Ultimately, you need to measure conversion rate for early touchpoints, like ebook downloads or contact form submissions, while also measuring the customer conversion process all the way to the final sale. Some customers need a long sales cycle where trust and interest is built across multiple interactions. Others know exactly what they want, and they want it now.

The best insights tie together the actions of both groups. It’s essential to evaluate multiple conversion rates throughout the customer journey in order to gain a full picture of how well your agency is converting new customers and identifying which conversion points can be improved.

Cost Per Acquisition

When prospecting for leads, you want to determine what channels are most cost-effective in obtaining new customers. Of course, with real-life salespeople, you may just scale their salary with commissions based on how much revenue they bring in. However, you need to have the right framework in place to measure the value of online channels, looking at the sources where leads came in and connecting the dots with people who convert into paying customers.

Paid channels like AdWords offer the most straightforward method of determining cost per acquisition (CPA). Set up conversion tracking, run your ads, and measure the resulting CPA throughout the campaign’s duration. However, as with conversion rate, you should make sure to measure not just early conversion points, like whitepaper downloads, but also the final conversion to a sale. Determine both the cost you paid for quality leads, in addition to the resulting revenue, tying in what ad copy and keywords drove the most qualified leads at the most efficient cost.

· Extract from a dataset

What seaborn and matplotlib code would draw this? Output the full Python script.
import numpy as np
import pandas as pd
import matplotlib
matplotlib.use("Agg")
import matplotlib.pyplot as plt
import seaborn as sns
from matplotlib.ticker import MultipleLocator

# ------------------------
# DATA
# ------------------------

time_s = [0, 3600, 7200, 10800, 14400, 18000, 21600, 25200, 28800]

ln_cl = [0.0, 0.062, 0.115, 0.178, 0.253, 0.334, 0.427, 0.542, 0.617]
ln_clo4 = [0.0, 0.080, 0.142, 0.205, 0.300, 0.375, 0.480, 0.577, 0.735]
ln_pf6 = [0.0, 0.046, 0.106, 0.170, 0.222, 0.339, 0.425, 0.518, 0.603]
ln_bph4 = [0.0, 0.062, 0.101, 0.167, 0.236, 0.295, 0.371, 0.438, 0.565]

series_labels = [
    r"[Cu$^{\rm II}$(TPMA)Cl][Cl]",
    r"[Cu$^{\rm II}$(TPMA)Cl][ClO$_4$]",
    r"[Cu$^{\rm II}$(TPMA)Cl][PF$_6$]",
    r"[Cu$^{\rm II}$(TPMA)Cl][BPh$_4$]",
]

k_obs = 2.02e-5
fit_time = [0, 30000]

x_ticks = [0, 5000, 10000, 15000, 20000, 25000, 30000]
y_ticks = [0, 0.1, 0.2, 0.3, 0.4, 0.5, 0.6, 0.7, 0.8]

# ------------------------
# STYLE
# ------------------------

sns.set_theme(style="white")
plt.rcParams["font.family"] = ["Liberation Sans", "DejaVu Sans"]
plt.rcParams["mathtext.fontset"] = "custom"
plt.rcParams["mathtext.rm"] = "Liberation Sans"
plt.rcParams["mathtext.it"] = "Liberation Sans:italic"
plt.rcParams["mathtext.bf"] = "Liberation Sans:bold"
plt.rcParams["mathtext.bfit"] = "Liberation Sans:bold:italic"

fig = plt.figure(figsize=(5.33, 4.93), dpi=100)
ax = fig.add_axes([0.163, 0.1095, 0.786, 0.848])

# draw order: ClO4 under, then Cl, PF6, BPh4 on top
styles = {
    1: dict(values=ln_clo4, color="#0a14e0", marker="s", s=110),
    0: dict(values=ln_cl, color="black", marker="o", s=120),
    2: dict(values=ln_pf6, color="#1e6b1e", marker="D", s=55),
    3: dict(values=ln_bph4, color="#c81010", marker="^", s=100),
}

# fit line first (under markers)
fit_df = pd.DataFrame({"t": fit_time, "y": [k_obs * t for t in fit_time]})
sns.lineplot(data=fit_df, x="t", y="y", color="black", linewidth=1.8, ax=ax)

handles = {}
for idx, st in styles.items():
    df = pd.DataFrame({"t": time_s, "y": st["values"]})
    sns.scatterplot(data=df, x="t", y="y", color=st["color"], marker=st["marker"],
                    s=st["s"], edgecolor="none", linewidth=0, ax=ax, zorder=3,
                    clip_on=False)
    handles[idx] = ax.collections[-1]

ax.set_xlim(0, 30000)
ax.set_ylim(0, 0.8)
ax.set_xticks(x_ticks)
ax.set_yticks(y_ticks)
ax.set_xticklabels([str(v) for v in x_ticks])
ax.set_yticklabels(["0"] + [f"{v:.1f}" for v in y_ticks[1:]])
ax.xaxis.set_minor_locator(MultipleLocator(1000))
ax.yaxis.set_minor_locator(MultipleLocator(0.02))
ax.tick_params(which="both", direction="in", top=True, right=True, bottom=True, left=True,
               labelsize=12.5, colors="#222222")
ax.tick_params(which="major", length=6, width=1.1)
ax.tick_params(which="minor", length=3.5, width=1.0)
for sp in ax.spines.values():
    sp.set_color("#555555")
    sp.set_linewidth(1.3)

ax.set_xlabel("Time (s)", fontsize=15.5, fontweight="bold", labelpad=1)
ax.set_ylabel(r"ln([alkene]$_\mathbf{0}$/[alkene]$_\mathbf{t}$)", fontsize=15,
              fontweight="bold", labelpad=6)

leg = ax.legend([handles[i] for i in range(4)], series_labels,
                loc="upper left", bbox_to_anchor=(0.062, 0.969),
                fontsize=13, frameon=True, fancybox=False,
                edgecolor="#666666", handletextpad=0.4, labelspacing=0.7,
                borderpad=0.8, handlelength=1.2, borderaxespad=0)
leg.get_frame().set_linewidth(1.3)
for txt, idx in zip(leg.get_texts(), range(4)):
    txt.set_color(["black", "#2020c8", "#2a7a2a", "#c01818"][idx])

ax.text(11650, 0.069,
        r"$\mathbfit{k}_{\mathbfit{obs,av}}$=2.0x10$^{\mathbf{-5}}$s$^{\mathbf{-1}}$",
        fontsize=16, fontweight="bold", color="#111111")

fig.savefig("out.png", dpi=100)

Other channels, such as organic search, require more analysis to determine a CPA. However, you can evaluate the value of the time spent investing in SEO for your agency, accounting for team salaries and number of people involved in projects. Of course, keep in mind that attaining a hard-and-fast number isn’t always possible, and SEO is a long term game.

Lifetime Customer Value

Beyond the point of making the sale, you want to obtain clients who will stick with your agency for the long term and deliver ongoing value. While a contract may start small, a client may grow over time and pay you more down the road. At the same time, an initially large contract may end up going way out of scope and bring in little real revenue for your agency.

Measure the lifetime value that clients are bringing in, looking not only at how much they pay you but also how much time you’re investing in them. Some high paying clients may not be worth the time and effort if they don’t understand your work and constantly eat into extra time above and beyond their contracts. At the same time, you want to invest significant time in the right clients who will appreciate what you do and choose to expand their service contract.

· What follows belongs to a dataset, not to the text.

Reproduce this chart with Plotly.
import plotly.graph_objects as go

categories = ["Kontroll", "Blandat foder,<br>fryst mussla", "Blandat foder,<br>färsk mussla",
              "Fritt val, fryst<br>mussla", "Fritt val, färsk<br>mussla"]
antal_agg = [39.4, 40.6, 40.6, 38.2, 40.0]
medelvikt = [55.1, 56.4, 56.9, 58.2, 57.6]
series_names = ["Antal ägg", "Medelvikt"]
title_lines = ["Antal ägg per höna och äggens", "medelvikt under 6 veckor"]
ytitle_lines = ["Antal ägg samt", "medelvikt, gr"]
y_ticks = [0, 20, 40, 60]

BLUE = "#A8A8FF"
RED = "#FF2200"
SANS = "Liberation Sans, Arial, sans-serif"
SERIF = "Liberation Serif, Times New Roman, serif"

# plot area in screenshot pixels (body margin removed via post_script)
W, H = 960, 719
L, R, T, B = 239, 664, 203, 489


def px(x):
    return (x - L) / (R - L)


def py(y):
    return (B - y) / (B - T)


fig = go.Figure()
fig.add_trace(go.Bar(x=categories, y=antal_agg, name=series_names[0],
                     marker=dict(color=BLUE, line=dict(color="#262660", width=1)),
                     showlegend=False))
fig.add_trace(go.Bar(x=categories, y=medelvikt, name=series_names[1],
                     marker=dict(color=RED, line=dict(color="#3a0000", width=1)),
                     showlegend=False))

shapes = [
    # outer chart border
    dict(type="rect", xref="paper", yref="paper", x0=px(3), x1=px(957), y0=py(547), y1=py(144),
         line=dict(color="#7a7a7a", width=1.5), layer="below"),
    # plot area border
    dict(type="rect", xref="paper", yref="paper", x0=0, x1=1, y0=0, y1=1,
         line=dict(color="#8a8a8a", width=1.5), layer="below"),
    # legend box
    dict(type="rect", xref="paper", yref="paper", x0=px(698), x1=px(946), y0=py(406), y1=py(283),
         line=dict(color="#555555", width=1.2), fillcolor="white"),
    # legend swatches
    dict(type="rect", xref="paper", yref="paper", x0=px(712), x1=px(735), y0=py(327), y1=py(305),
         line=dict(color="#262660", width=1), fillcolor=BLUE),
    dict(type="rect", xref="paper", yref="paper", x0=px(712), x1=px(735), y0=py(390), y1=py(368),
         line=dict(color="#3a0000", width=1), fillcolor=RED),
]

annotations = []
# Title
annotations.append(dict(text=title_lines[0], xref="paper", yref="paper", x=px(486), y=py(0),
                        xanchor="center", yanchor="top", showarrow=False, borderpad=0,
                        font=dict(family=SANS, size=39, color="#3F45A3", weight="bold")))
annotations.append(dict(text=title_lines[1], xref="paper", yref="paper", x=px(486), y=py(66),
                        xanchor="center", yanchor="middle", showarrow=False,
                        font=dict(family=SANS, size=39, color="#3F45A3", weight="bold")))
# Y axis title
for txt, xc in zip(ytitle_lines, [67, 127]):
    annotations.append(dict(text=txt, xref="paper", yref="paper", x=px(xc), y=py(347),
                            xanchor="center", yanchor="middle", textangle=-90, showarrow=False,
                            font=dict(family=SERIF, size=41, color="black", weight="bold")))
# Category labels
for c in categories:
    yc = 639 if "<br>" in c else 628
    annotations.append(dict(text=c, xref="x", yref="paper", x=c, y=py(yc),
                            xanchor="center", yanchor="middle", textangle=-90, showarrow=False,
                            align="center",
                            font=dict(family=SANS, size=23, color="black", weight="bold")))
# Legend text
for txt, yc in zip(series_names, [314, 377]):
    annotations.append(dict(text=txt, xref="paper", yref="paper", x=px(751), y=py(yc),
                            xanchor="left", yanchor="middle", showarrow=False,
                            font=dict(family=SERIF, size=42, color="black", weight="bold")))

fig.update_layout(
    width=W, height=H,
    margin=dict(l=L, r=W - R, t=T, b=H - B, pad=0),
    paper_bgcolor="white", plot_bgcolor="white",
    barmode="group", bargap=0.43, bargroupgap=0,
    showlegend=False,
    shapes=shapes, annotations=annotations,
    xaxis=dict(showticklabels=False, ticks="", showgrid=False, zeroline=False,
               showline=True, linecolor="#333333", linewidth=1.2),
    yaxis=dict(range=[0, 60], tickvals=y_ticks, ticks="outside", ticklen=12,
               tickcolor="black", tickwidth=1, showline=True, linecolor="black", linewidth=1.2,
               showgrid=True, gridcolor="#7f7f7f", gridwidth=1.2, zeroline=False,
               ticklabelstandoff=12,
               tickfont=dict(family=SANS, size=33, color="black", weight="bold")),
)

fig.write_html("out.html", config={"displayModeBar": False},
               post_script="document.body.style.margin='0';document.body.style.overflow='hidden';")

Tying the lifetime value back to the previous points, look at cost per acquisition and conversion rate for clients who are actually delivering the most value. Of course, this measurement will require keeping track of how people touched your brand from the initial engagement, but the setup will be worthwhile in determining how to drive more of the right kind of clients while developing the ability to spot the wrong ones early on.

Conclusion

We’ve touched on several key data points to measure for strategizing growth of your digital agency here. Of course, several of these require the proper setup to be in place, from Google Analytics to CRM systems that can tie prospects to their sources and track lifetime value. It also requires a commitment to process and data input to capture the metrics you need. However, the investment in setting up the proper tracking and educating your team for monitoring the results will pay off. In the end, you’ll have a better understanding of how your agency’s online presence is growing over time and how that growth results in a meaningful contribution to your bottom line.